### DATA EXTRACT
* BEGIN *

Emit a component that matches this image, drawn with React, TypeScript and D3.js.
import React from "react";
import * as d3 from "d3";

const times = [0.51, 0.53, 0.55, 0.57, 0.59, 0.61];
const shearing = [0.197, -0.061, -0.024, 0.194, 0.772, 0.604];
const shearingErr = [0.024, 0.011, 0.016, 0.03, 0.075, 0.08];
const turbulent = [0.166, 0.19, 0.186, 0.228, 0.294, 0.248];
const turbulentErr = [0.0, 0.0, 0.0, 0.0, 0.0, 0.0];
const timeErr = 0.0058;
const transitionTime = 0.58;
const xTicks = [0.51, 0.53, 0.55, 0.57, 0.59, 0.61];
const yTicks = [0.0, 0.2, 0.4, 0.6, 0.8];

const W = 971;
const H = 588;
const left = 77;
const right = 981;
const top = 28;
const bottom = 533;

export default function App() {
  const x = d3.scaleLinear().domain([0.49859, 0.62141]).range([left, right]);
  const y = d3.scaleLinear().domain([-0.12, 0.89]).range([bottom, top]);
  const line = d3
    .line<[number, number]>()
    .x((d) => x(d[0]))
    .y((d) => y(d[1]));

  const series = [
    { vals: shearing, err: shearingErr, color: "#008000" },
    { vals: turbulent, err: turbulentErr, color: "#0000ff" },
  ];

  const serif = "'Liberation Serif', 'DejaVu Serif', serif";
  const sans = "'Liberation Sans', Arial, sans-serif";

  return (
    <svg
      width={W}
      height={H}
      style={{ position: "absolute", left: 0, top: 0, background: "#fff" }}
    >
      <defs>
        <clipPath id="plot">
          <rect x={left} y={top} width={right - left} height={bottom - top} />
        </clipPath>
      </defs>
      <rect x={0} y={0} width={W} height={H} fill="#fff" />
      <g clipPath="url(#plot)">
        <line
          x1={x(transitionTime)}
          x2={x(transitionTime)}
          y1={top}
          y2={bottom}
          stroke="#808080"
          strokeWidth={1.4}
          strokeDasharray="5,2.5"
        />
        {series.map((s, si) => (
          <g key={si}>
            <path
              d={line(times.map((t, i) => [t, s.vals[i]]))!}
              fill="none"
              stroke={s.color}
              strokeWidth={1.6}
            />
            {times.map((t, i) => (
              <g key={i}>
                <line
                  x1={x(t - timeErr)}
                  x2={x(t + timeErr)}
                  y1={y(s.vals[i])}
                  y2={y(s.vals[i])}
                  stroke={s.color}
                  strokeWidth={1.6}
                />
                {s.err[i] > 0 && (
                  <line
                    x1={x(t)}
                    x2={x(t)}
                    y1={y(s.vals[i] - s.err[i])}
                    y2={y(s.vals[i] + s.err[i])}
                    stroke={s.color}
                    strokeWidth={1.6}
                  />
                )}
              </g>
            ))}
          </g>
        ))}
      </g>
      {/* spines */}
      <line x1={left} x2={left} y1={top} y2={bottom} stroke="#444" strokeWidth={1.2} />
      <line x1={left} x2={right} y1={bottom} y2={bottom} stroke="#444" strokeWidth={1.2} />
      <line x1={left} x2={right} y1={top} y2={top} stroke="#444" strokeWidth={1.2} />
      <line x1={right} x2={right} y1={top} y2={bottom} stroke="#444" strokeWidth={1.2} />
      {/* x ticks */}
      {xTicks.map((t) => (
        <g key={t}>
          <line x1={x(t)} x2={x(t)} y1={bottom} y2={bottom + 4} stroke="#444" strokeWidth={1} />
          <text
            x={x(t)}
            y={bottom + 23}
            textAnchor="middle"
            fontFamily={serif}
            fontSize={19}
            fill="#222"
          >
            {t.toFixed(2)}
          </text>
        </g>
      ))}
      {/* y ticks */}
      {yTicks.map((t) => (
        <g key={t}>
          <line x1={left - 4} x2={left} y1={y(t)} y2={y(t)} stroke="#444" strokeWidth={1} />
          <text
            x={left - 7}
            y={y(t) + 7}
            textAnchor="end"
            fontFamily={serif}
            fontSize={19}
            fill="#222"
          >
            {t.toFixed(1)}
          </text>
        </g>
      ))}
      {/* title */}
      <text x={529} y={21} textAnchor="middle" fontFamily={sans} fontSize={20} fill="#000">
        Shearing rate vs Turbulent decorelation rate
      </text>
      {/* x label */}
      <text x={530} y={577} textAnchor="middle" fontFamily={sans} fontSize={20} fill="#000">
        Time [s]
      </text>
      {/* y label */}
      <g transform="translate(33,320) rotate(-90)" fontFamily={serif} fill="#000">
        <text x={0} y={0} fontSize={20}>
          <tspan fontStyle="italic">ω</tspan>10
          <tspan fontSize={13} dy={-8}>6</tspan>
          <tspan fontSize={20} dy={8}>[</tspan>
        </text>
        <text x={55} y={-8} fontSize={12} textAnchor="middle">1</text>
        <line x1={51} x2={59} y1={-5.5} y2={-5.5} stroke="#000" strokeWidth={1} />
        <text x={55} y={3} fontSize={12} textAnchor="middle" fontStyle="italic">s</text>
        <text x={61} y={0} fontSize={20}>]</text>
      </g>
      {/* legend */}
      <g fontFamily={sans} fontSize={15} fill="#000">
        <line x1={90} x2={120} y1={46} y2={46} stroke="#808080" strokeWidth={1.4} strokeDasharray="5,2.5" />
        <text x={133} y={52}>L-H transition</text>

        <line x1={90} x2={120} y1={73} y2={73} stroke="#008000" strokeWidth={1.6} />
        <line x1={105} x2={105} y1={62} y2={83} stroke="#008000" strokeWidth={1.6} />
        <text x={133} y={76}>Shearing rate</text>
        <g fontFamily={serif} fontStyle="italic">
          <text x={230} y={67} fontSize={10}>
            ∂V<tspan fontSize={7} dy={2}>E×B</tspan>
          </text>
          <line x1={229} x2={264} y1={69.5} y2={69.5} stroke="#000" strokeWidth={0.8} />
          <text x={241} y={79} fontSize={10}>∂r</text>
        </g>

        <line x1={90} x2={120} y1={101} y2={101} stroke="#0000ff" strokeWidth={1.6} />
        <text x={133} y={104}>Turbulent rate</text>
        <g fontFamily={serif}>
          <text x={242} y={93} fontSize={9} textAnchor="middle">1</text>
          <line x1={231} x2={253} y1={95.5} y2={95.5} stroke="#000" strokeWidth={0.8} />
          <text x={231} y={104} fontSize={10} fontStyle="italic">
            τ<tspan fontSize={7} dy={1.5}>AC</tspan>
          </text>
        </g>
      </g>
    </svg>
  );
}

* END *
* BEGIN *

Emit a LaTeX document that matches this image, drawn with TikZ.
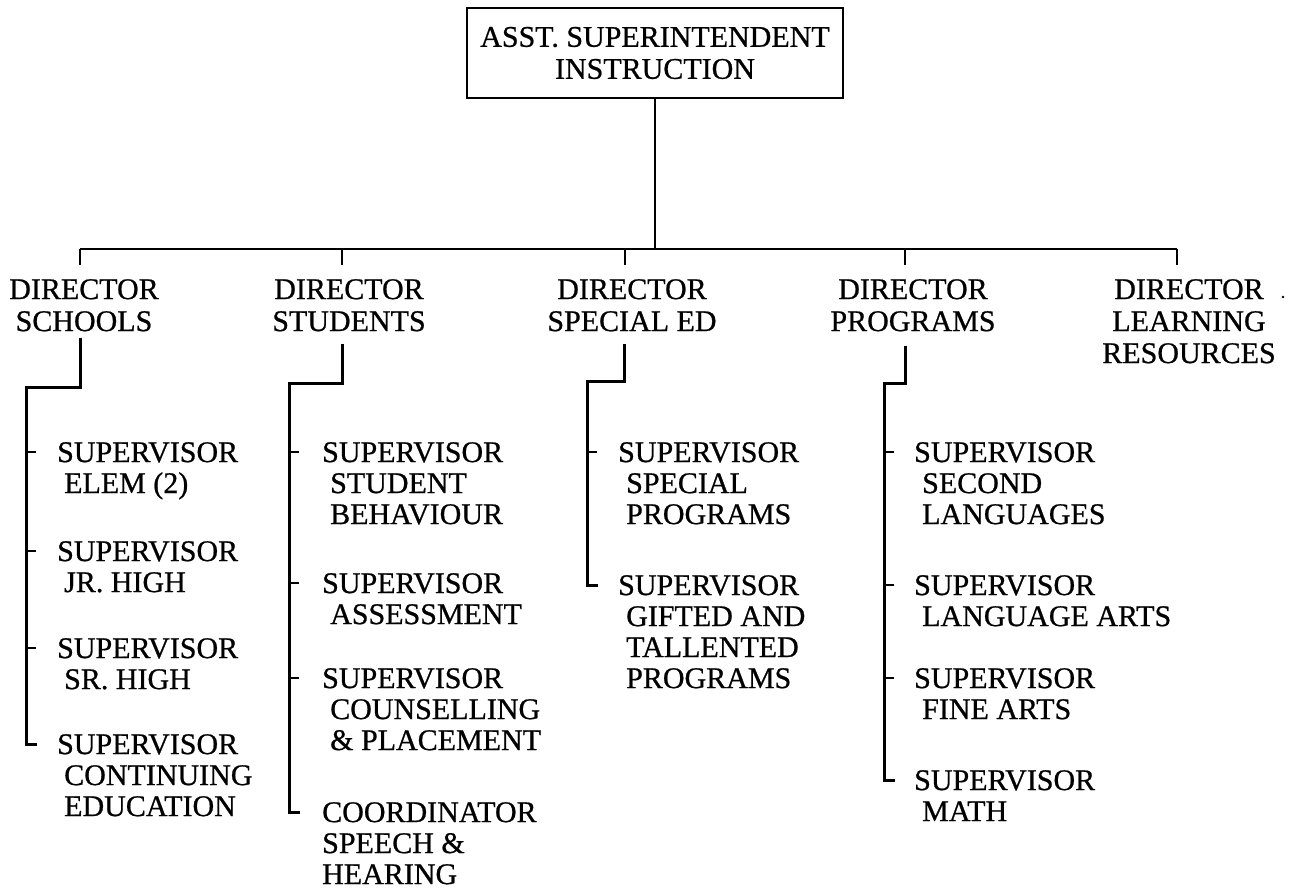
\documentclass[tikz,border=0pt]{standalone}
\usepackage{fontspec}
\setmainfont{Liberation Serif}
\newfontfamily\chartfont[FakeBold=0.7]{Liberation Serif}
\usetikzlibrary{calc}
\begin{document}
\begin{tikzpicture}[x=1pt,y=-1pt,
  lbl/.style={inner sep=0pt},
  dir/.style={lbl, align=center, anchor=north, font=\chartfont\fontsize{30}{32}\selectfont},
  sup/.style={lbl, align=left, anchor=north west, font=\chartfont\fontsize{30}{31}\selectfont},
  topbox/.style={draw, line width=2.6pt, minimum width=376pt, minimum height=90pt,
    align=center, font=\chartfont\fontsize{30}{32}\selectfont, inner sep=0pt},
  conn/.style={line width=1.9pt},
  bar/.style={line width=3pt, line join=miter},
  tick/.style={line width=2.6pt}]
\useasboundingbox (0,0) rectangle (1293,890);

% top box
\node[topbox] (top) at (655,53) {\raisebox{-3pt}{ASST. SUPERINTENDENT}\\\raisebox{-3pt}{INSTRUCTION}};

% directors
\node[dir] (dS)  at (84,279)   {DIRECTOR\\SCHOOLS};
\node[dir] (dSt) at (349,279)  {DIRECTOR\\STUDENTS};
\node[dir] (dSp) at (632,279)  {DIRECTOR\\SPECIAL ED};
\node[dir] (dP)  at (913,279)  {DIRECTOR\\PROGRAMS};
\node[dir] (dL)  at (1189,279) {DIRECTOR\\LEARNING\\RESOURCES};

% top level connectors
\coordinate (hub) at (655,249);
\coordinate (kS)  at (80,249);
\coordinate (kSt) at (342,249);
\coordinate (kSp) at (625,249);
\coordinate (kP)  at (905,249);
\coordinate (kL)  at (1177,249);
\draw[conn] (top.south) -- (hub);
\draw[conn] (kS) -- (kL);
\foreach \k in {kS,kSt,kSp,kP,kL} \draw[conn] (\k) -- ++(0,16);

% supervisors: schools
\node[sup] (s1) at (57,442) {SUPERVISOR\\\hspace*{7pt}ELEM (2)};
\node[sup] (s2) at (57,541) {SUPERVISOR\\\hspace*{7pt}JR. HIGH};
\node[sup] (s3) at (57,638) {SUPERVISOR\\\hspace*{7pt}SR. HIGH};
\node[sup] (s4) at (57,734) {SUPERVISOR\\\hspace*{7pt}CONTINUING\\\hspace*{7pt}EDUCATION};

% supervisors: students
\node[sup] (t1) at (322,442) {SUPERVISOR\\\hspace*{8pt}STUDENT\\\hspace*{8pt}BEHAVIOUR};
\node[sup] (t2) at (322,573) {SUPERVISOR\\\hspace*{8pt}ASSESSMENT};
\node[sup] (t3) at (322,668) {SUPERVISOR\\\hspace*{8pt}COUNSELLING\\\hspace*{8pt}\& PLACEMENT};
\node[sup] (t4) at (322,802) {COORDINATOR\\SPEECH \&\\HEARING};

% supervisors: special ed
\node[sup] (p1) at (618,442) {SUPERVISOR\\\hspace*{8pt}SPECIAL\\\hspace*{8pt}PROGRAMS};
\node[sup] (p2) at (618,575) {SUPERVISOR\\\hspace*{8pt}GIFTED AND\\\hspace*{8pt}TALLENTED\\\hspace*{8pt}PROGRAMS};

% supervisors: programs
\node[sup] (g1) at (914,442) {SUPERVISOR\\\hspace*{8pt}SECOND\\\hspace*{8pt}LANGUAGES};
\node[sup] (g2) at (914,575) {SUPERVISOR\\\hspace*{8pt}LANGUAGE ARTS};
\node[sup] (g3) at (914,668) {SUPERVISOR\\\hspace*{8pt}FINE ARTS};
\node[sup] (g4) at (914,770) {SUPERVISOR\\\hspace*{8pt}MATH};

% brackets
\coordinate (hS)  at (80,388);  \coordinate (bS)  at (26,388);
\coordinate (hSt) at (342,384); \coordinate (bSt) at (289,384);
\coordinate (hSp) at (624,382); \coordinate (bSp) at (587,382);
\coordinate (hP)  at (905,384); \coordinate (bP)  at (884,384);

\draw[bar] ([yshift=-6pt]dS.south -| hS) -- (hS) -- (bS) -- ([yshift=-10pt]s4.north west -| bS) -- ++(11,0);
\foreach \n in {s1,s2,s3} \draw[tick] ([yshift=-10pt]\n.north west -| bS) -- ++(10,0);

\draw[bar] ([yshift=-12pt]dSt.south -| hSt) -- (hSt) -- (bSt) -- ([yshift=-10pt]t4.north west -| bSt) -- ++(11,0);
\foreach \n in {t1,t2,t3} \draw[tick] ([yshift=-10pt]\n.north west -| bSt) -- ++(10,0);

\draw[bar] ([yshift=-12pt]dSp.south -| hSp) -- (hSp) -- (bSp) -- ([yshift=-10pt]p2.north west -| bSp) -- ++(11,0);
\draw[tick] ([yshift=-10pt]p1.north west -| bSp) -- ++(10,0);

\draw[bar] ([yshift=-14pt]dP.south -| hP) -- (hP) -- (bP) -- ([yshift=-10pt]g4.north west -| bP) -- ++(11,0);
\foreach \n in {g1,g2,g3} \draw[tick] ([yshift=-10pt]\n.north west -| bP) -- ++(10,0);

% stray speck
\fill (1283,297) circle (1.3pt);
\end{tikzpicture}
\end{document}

* END *

### WHAT IS BEING ASKED
Starting at the line that contains "Emit a LaTeX" and stopping after the line that contains "(0,0) rectangle (1293,890);", copy every line exactly. Leave any pictures behind.

### EXERCISE OUTPUT
Emit a LaTeX document that matches this image, drawn with TikZ.
\documentclass[tikz,border=0pt]{standalone}
\usepackage{fontspec}
\setmainfont{Liberation Serif}
\newfontfamily\chartfont[FakeBold=0.7]{Liberation Serif}
\usetikzlibrary{calc}
\begin{document}
\begin{tikzpicture}[x=1pt,y=-1pt,
  lbl/.style={inner sep=0pt},
  dir/.style={lbl, align=center, anchor=north, font=\chartfont\fontsize{30}{32}\selectfont},
  sup/.style={lbl, align=left, anchor=north west, font=\chartfont\fontsize{30}{31}\selectfont},
  topbox/.style={draw, line width=2.6pt, minimum width=376pt, minimum height=90pt,
    align=center, font=\chartfont\fontsize{30}{32}\selectfont, inner sep=0pt},
  conn/.style={line width=1.9pt},
  bar/.style={line width=3pt, line join=miter},
  tick/.style={line width=2.6pt}]
\useasboundingbox (0,0) rectangle (1293,890);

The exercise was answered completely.